The board ordered the companies to cut selenium discharges 85% and gave them a 1993 deadline. The firms, in turn, sued the water board, arguing that it would cost too much to take selenium out of their refineries' waste water and that they could not meet the deadline.
In early 1994, the board settled with the oil companies, deferring enforcement of the discharge limits at least until July 31, 1998. The firms, in return, paid $780,000 into a bay cleanup fund managed by the board.
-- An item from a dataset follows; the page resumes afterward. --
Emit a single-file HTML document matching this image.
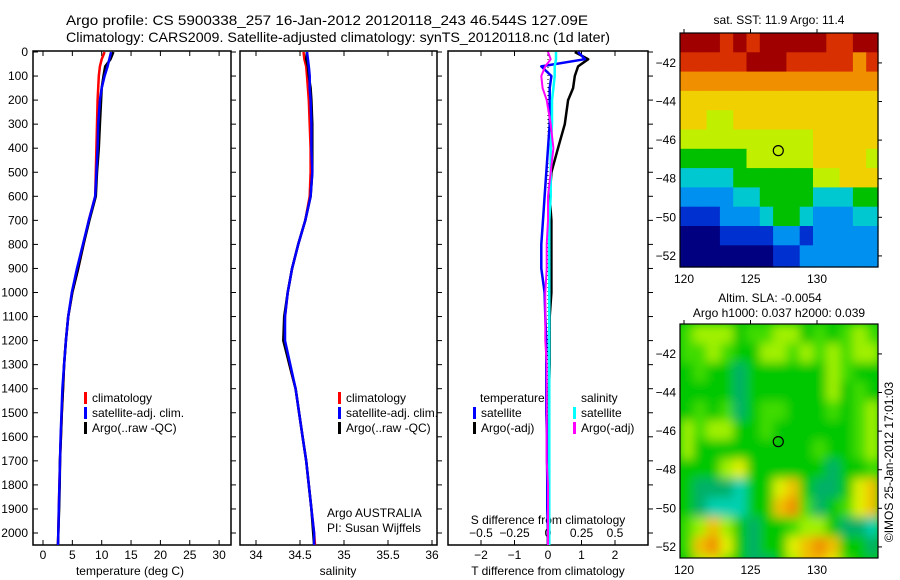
<!DOCTYPE html>
<html><head><meta charset="utf-8"><style>
body{margin:0;background:#fff}
svg{display:block;font-family:"Liberation Sans",sans-serif}
text{font-size:12px;fill:#000}
</style></head><body>
<svg id="c" width="900" height="580" xmlns="http://www.w3.org/2000/svg">
<defs>
<filter id="blur" x="-5%" y="-5%" width="110%" height="110%"><feGaussianBlur stdDeviation="5"/></filter>
<clipPath id="clipSla"><rect x="680" y="324" width="198" height="234"/></clipPath>
</defs>
<text x="66" y="25" style="font-size:14px" textLength="522" lengthAdjust="spacingAndGlyphs">Argo profile: CS 5900338_257 16-Jan-2012 20120118_243 46.544S 127.09E</text>
<text x="66" y="42" style="font-size:14px" textLength="544" lengthAdjust="spacingAndGlyphs">Climatology: CARS2009. Satellite-adjusted climatology: synTS_20120118.nc (1d later)</text>
<g id="g"></g>
</svg>
<script>
// ---------- data ----------
const depthT=[0,30,60,100,150,200,300,400,500,600,700,800,900,1000,1100,1200,1300,1400,1500,1600,1700,1800,1900,2000,2050];
const tempClim=[10.5,10.0,9.7,9.5,9.4,9.3,9.2,9.1,9.0,8.9,7.8,6.9,6.0,5.0,4.3,3.9,3.6,3.4,3.2,3.05,2.9,2.8,2.7,2.6,2.55];
const tempSat=[11.6,11.3,11.0,10.5,10.0,9.7,9.4,9.3,9.1,8.9,7.8,6.8,5.8,4.9,4.3,3.9,3.6,3.3,3.15,3.0,2.9,2.8,2.7,2.6,2.55];
const tempArgo=[12.0,11.5,10.6,10.3,10.0,9.9,9.7,9.5,9.2,9.0,7.9,6.9,6.0,5.0,4.3,3.9,3.6,3.4,3.2,3.05,2.9,2.85,2.75,2.6,2.55];
const salClim=[34.54,34.55,34.57,34.58,34.59,34.60,34.61,34.62,34.62,34.61,34.56,34.48,34.41,34.36,34.33,34.32,34.38,34.45,34.49,34.53,34.57,34.60,34.63,34.66,34.67];
const salSat=[34.58,34.59,34.60,34.61,34.61,34.62,34.63,34.63,34.64,34.62,34.56,34.48,34.41,34.36,34.33,34.33,34.39,34.45,34.49,34.53,34.57,34.60,34.63,34.66,34.66];
const salArgo=[34.58,34.57,34.59,34.60,34.62,34.63,34.64,34.64,34.64,34.62,34.56,34.48,34.41,34.36,34.32,34.31,34.38,34.45,34.49,34.53,34.57,34.60,34.63,34.65,34.66];
const tdiffSat=[0.9,1.1,-0.2,0.1,0.05,0.05,0.05,0.0,-0.05,-0.1,-0.15,-0.2,-0.2,-0.1,-0.08,-0.05,-0.05,-0.05,-0.05,-0.03,-0.03,-0.02,-0.02,0.0,0.0];
const tdiffArgo=[0.8,1.2,0.9,0.8,0.75,0.6,0.5,0.3,0.1,0.05,0.1,0.1,0.1,0.1,0.05,0.05,0.05,0.03,0.03,0.02,0.02,0.02,0.01,0.0,0.0];
const sdiffSat=[0.06,0.06,0.05,0.05,0.04,0.03,0.03,0.02,0.02,0.02,0.01,0.01,0.01,0.01,0.01,0.01,0.01,0.01,0.01,0.01,0.01,0.01,0.01,0.01,0.01];
const sdiffArgo=[0.0,0.02,-0.02,-0.05,-0.04,-0.01,0.02,0.04,0.02,0.0,0.0,-0.01,-0.01,-0.02,-0.02,-0.02,-0.01,-0.01,-0.01,-0.01,-0.01,0.0,0.0,0.0,0.0];
const depthTicks=[0,100,200,300,400,500,600,700,800,900,1000,1100,1200,1300,1400,1500,1600,1700,1800,1900,2000];
const tempTicks=[0,5,10,15,20,25,30];
const salTicks=[34,34.5,35,35.5,36];
const tdTicks=[-2,-1,0,1,2];
const sdTicks=[-0.5,-0.25,0,0.25,0.5];
const lonTicks=[120,125,130];
const latTicks=[-42,-44,-46,-48,-50,-52];
const sstRows=["999898999998899","888889998888878","777777777777777","666666666666666","665566666666666","555555555566666","444445555566665","333344444455666","222233444433344","111222344322233","000111122122222","000000011222222","000000011222222"];
const slaRows=["344423344232343","334322443434344","232212222224322","222212222224232","232312332223234","434422322222234","422222222232234","222452222221223","211102256211256","210002267312356","346421223442110","367521225676221","245321124665322"];
const sstPal=["#000080","#0030d0","#0090f0","#00c8d0","#00c000","#c0f000","#f0d000","#f09000","#d83000","#a00000"];
const slaPal=["#00d0b0","#00b068","#00c800","#40dc00","#a0f000","#e0f000","#f0c000","#f09000"];
// ---------- helpers ----------
const NS="http://www.w3.org/2000/svg",G=document.getElementById('g');
function el(t,a,txt,parent){const e=document.createElementNS(NS,t);for(const k in a)e.setAttribute(k,a[k]);if(txt!==undefined&&txt!==null)e.textContent=txt;(parent||G).appendChild(e);return e;}
const yD=d=>52+d*0.2405;
const TOP=51,BOT=545;
function panel(x0,x1,name){
  const r=el('rect',{x:x0,y:TOP,width:x1-x0,height:BOT-TOP,fill:'none',stroke:'#000','stroke-width':1.5});
  
  
  depthTicks.forEach(d=>{const t=el('line',{x1:x1,x2:x1+5,y1:yD(d),y2:yD(d),stroke:'#000'});
    
    });
}
function xticks(ticks,sx,name,labelY){
  ticks.forEach(v=>{const x=sx(v);
    const a=el('line',{x1:x,x2:x,y1:BOT,y2:BOT-5,stroke:'#000'});
    const b=el('line',{x1:x,x2:x,y1:TOP,y2:TOP+5,stroke:'#000'});
    const t=el('text',{x:x,y:labelY,'text-anchor':'middle'},String(v).replace('-','\u2212'));
    });
}
function line(vals,sx,color,name,w){
  const p=vals.map((v,i)=>(i?'L':'M')+sx(v).toFixed(1)+' '+yD(depthT[i]).toFixed(1)).join('');
  const e=el('path',{d:p,fill:'none',stroke:color,'stroke-width':w||2.5,'stroke-linejoin':'round'});
  
}
function legItem(x,y,color,label,name){
  const b=el('rect',{x:x,y:y-10,width:3,height:12,fill:color});
  const t=el('text',{x:x+8,y:y},label);
}
// ---------- panel 1 temperature ----------
const sxT=v=>43+v*5.87;
panel(33,231,'temperature-panel');
depthTicks.forEach(d=>{const t=el('text',{x:28,y:yD(d)+4,'text-anchor':'end'},String(d));
  
  const k=el('line',{x1:33,x2:38,y1:yD(d),y2:yD(d),stroke:'#000'});});
xticks(tempTicks,sxT,'temperature-axis',559);
el('text',{x:130,y:575,'text-anchor':'middle',},'temperature (deg C)');
line(tempClim,sxT,'#f00','temperature-climatology-line');
line(tempArgo,sxT,'#000','temperature-argo-line');
line(tempSat,sxT,'#00f','temperature-satellite-line');
legItem(84,402,'#f00','climatology','legend-climatology');
legItem(84,417,'#00f','satellite-adj. clim.','legend-satellite');
legItem(84,432,'#000','Argo(..raw -QC)','legend-argo');
// ---------- panel 2 salinity ----------
const sxS=v=>256+(v-34)*88;
panel(240,437,'salinity-panel');
xticks(salTicks,sxS,'salinity-axis',559);
el('text',{x:338,y:575,'text-anchor':'middle',},'salinity');
line(salClim,sxS,'#f00','salinity-climatology-line');
line(salArgo,sxS,'#000','salinity-argo-line');
line(salSat,sxS,'#00f','salinity-satellite-line');
legItem(338,402,'#f00','climatology','legend2-climatology');
legItem(338,417,'#00f','satellite-adj. clim.','legend2-satellite');
legItem(338,432,'#000','Argo(..raw -QC)','legend2-argo');
el('text',{x:327,y:517,},'Argo AUSTRALIA');
el('text',{x:327,y:532,},'PI: Susan Wijffels');
// ---------- panel 3 differences ----------
const sxTD=v=>548+v*33.5, sxSD=v=>548+v*134;
panel(448,648,'difference-panel');
xticks(tdTicks,sxTD,'t-diff-axis',559);
sdTicks.forEach(v=>{const t=el('text',{x:sxSD(v),y:537,'text-anchor':'middle'},String(v).replace('-','\u2212'));
  });
el('text',{x:548,y:524,'text-anchor':'middle',},'S difference from climatology');
el('text',{x:548,y:575,'text-anchor':'middle',},'T difference from climatology');
el('line',{x1:548,x2:548,y1:TOP,y2:BOT,stroke:'#000','stroke-dasharray':'1 3',});
line(tdiffArgo,sxTD,'#000','t-diff-argo-line',2.5);
line(tdiffSat,sxTD,'#00f','t-diff-satellite-line',2.5);
line(sdiffSat,sxSD,'#0ff','s-diff-satellite-line',2.5);
line(sdiffArgo,sxSD,'#f0f','s-diff-argo-line',2);
el('text',{x:480,y:402,},'temperature');
el('text',{x:581,y:402,},'salinity');
legItem(473,417,'#00f','satellite','legend3-t-satellite');
legItem(473,432,'#000','Argo(-adj)','legend3-t-argo');
legItem(573,417,'#0ff','satellite','legend3-s-satellite');
legItem(573,432,'#f0f','Argo(-adj)','legend3-s-argo');
// ---------- maps ----------
function map(top,rows,pal,name,smooth){
  const x0=680,x1=878,h=234,lon0=119.7,lat0=-40.45,pxLon=13.3,pxLat=19.3;
  const sx=v=>x0+(v-lon0)*pxLon, sy=v=>top+(lat0-v)*pxLat;
  let host=G;
  if(smooth){
    const outer=el('g',{'clip-path':'url(#clipSla)'});
    
    const bg=el('rect',{x:x0,y:top,width:x1-x0,height:h,fill:pal[2]},null,outer);
    
    host=el('g',{filter:'url(#blur)'},null,outer);
    
  }
  rows.forEach((r,ri)=>{for(let ci=0;ci<r.length;ci++){
    const lonA=lon0+ci, latA=lat0-ri;
    const x=sx(lonA),y=sy(latA);
    let w=Math.min(pxLon,x1-x),hh=Math.min(pxLat,top+h-y);
    if(smooth){w=pxLon;hh=pxLat;}
    if(w<=0||hh<=0)continue;
    const c=el('rect',{x:x.toFixed(1),y:y.toFixed(1),width:(w+0.6).toFixed(1),height:(hh+0.6).toFixed(1),fill:pal[+r[ci]]},null,host);
    }});
  const f=el('rect',{x:x0,y:top,width:x1-x0,height:h,fill:'none',stroke:'#000','stroke-width':1.2});
  
  latTicks.forEach(v=>{const y=sy(v);
    const t=el('text',{x:676,y:y+4,'text-anchor':'end'},String(v).replace('-','\u2212'));
    const k=el('line',{x1:x1,x2:x1+4,y1:y,y2:y,stroke:'#000'});});
  lonTicks.forEach(v=>{const x=sx(v);
    const t=el('text',{x:x,y:top+h+16,'text-anchor':'middle'},String(v));
    const k=el('line',{x1:x,x2:x,y1:top,y2:top-4,stroke:'#000'});});
  const m=el('circle',{cx:sx(127.09),cy:sy(-46.544),r:5,fill:'none',stroke:'#000','stroke-width':1.2});
  
}
map(33,sstRows,sstPal,'sst-map',false);
el('text',{x:779,y:24,'text-anchor':'middle',},'sat. SST: 11.9 Argo: 11.4');
map(324,slaRows,slaPal,'sla-map',true);
el('text',{x:770,y:302,'text-anchor':'middle',},'Altim. SLA: -0.0054');
el('text',{x:779,y:317,'text-anchor':'middle',},'Argo h1000: 0.037 h2000: 0.039');
el('text',{x:0,y:0,transform:'translate(893,462) rotate(-90)','text-anchor':'middle',},'\u00a9IMOS 25-Jan-2012 17:01:03');
</script>
</body></html>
Environmental groups denounced the settlement as a sweetheart deal, meant to cut off the possibility of citizens groups suing the companies for violating pollution standards. They sued the oil companies in federal court to immediately cut their selenium discharges and to pay penalties that federal law says could be as high as $25,000 daily for every day the firms violated the limits.
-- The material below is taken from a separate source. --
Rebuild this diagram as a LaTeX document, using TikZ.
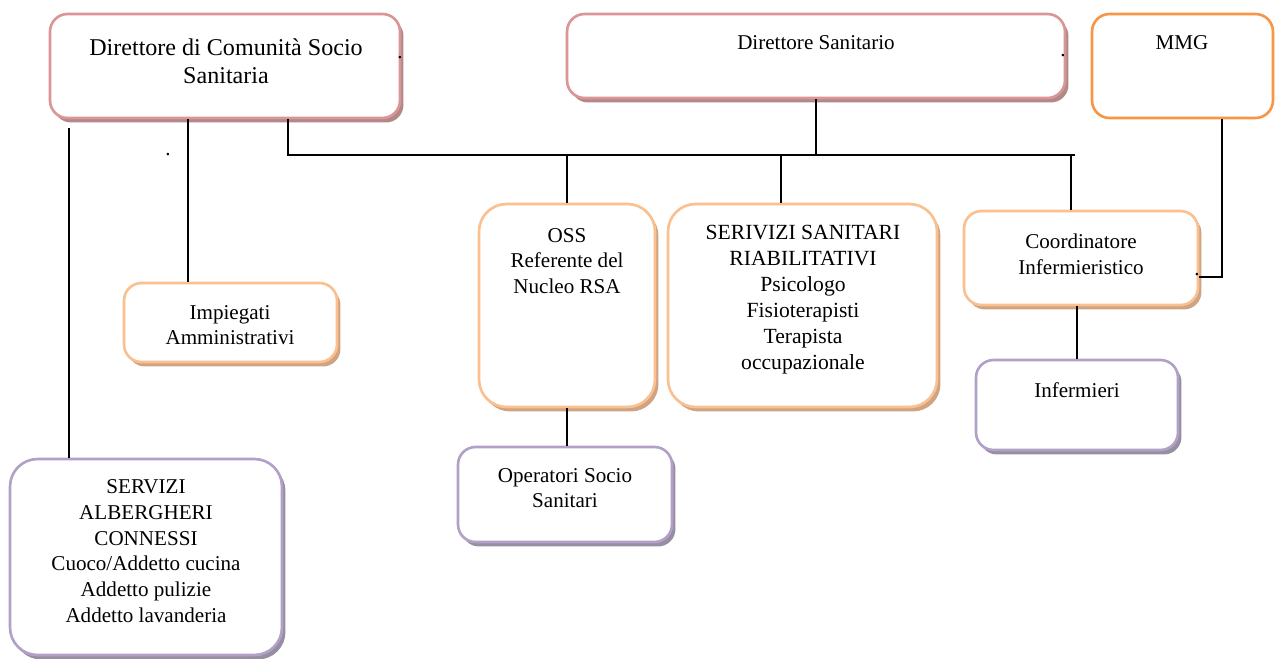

The companies argued that the case should be dismissed because the Clean Water Act says that neither citizens groups nor the federal government can sue alleged polluters if a state regulatory agency has already assessed penalties. The firms said their $780,000 payment to the water board was a penalty.
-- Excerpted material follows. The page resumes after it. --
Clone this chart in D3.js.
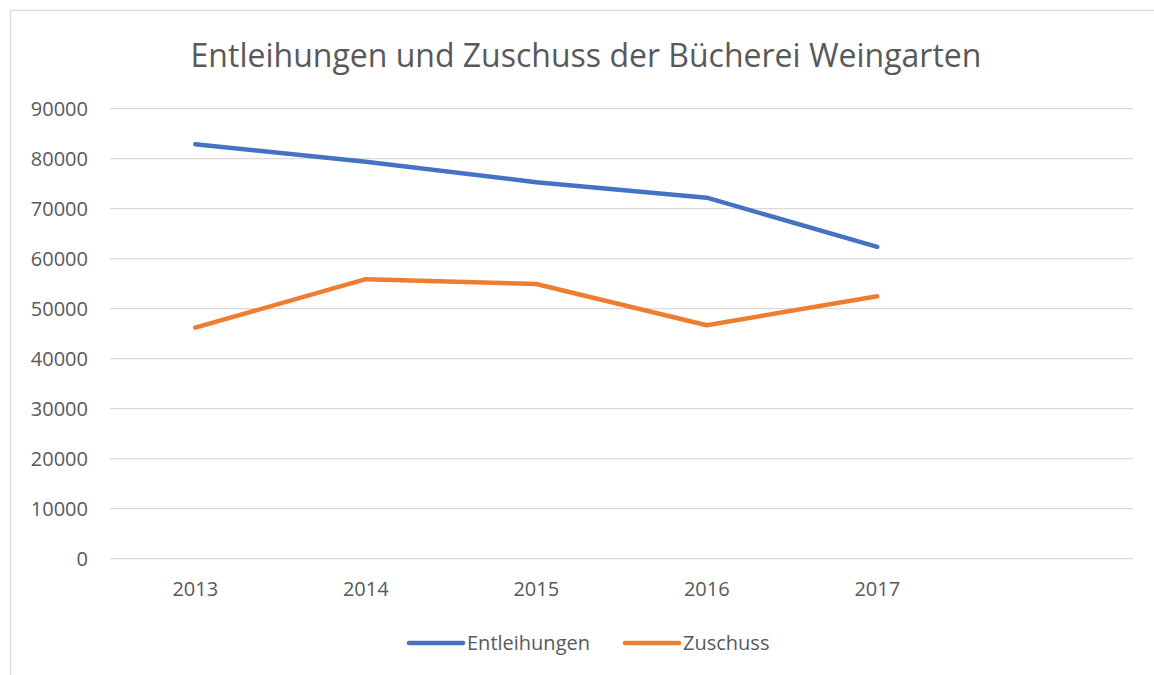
<!DOCTYPE html>
<html lang="de">
<head>
<meta charset="UTF-8">
<title>Entleihungen und Zuschuss der Bücherei Weingarten</title>
<script src="https://d3js.org/d3.v7.min.js"></script>
<style>
    body { margin: 0; background: #fff; }
    svg { display: block; font-family: "Open Sans", "Noto Sans", sans-serif; }
    .grid line { stroke: #d9d9d9; stroke-width: 1.3px; }
    .axis text { fill: #595959; font-size: 20px; font-family: "Open Sans", "Noto Sans", sans-serif; }
    .line { fill: none; stroke-width: 4.5px; stroke-linecap: round; stroke-linejoin: round; }
</style>
</head>
<body>
<svg id="chart" width="1154" height="675"></svg>
<script>
// chart data
const years = ["2013", "2014", "2015", "2016", "2017", ""];
const entleihungen = [82900, 79400, 75300, 72200, 62350];
const zuschuss = [46200, 55900, 54950, 46700, 52500];
const yTicks = [0, 10000, 20000, 30000, 40000, 50000, 60000, 70000, 80000, 90000];
const seriesNames = ["Entleihungen", "Zuschuss"];
const colors = ["#4472c4", "#ed7d31"];

const svg = d3.select("#chart");

// outer chart frame (cut off at right and bottom like the screenshot)
svg.append("rect")
    .attr("x", 10.5).attr("y", 10.5)
    .attr("width", 1160).attr("height", 700)
    .attr("fill", "none")
    .attr("stroke", "#d9d9d9")
    .attr("stroke-width", 1.3);

const plot = { left: 110, right: 1133, top: 108.7, bottom: 558.7 };

const x = d3.scaleBand()
    .domain(years)
    .range([plot.left, plot.right]);

const y = d3.scaleLinear()
    .domain([0, 90000])
    .range([plot.bottom, plot.top]);

// gridlines
svg.append("g")
    .attr("class", "grid")
    .selectAll("line")
    .data(yTicks)
    .enter().append("line")
    .attr("x1", plot.left).attr("x2", plot.right)
    .attr("y1", d => y(d)).attr("y2", d => y(d));

// y axis labels
const yAxis = svg.append("g")
    .attr("class", "axis")
    .attr("transform", `translate(${plot.left - 22},0)`)
    .call(d3.axisLeft(y).tickValues(yTicks).tickSize(0).tickPadding(0).tickFormat(d3.format("d")));
yAxis.select(".domain").remove();

// x axis labels
const xAxis = svg.append("g")
    .attr("class", "axis")
    .attr("transform", `translate(0,${plot.bottom + 23})`)
    .call(d3.axisBottom(x).tickSize(0).tickPadding(0));
xAxis.select(".domain").remove();
xAxis.selectAll("text").attr("dy", "0.71em");

// title
svg.append("text")
    .attr("x", 586)
    .attr("y", 67)
    .attr("text-anchor", "middle")
    .attr("fill", "#595959")
    .attr("font-size", 32)
    .text("Entleihungen und Zuschuss der Bücherei Weingarten");

// lines
const line = d3.line()
    .x((d, i) => x(years[i]) + x.bandwidth() / 2)
    .y(d => y(d));

[entleihungen, zuschuss].forEach((values, i) => {
    svg.append("path")
        .datum(values)
        .attr("class", "line")
        .attr("stroke", colors[i])
        .attr("d", line);
});

// legend
const legendX = [409, 625];
seriesNames.forEach((name, i) => {
    const g = svg.append("g").attr("transform", `translate(${legendX[i]},643)`);
    g.append("line")
        .attr("x1", 0).attr("x2", 54)
        .attr("stroke", colors[i])
        .attr("stroke-width", 4.5)
        .attr("stroke-linecap", "round");
    g.append("text")
        .attr("x", 58)
        .attr("dy", "0.35em")
        .attr("fill", "#595959")
        .attr("font-size", 20)
        .text(name);
});
</script>
</body>
</html>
But U.S. District Judge Thelton Henderson of San Francisco ruled that the payment was not a penalty and that the citizens could sue. The 9th Circuit U.S. Court of Appeals upheld his decision, and the U.S. Supreme Court let that ruling stand in January 1997. The Clinton administration filed briefs on behalf of the environmentalists in the case and praised the settlement Wednesday.
"From the point of view of the Environmental Protection Agency, it was important to support the citizens on this," said EPA attorney Laurie Kermish.
She said the government was pleased that the citizens proved their right to sue and that the companies had cut their discharges of selenium to levels acceptable under federal standards.
In the settlement, Unocal agreed to pay $3.8 million to the San Francisco Foundation. Exxon USA agreed to give the Rose Foundation for Communities and the Environment $900,000, and Tosco agreed to pay $100,000 for other bay cleanup efforts.
But Exxon spokesman Fred Newhouse denied Wednesday that the firms and water board ever had a sweetheart deal.
"We needed time to develop technology as well as to design and construct facilities in order to meet the requirements of the board," Newhouse said. He said Exxon has spent about $14 million developing a method for extracting selenium from its waste water before discharge into the bay, and is now in compliance with selenium limits.
"We are glad we could settle this thing," Newhouse said.
Speaking for Tosco, David Kory said the company had spent $20 million and developed a new technology it hopes to patent for taking selenium out of oil.
The three firms are now in compliance with the water board's requirements to cut their selenium discharge levels, according to Wil Bruhns, the board's chief engineer.